Pour coordonner ces forces, l’association des Amis du cannabis social club français a vu le jour dès juillet 2012. L’association possède un site Internet et rassemble plus de 16 000 fans sur sa page Facebook. Elle se présente comme «  la partie émergée de CSCF, un outil technique permettant aux CSC de s’unir et de se faire entendre »

La résistance s’organise surtout en ligne. L’un des deux community managers de la page Facebook partage par exemple des conseils à des Cannabis clubs poursuivis en justice, avec une lettre type à envoyer au président du tribunal. Celle-ci présente les clubs comme des victimes des lois de prohibition, cherchant avant tout à lutter contre le trafic.

Les fumeurs inquiétés peuvent également s’adresser au pôle juridique sur le site de l’asso. La page Facebook propose même d’autres types de résistance que la culture de stupéfiants  : « Passons à la désobéissance fiscale (ça c’est sur ils ne vont pas aimer...) en refusant de payer et/ou déclarer nos impôts. »

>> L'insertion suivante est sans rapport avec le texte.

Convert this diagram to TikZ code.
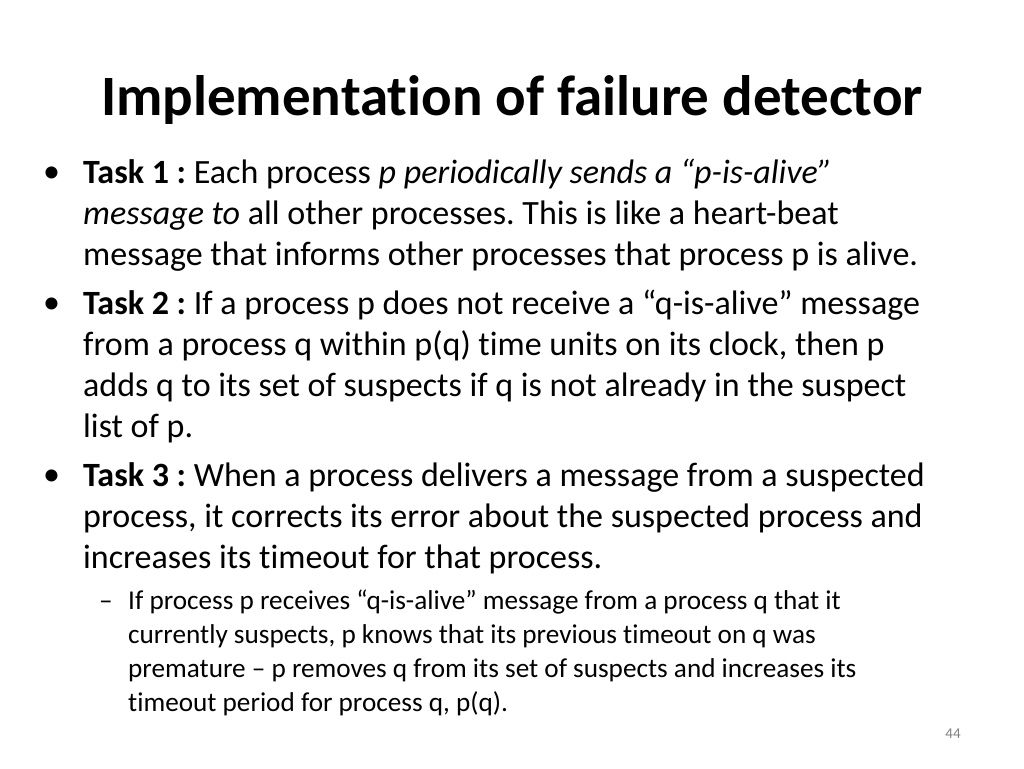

Le groupe aurait d’autres projets fumants en attente. Notamment pour commémorer les 44 ans de la loi du 31 décembre 1970, qui pénalise l’usage et le trafic de toute substance illicite, rebaptisée par ces contestataires «  loi prohibition  ». Ils envisagent de déclarer à nouveau leur association en préfecture, avec cette fois-ci un bureau collégial de plusieurs milliers de personnes. Cela devrait perturber le travail des policiers s’ils souhaitent appréhender chacun des membres  : jusque-là, il n’y avait que douze membres au bureau du Cannabis social club français. Un projet ayant l’objectif de relancer le débat et qui pourrait bien mettre les autorités en pétard.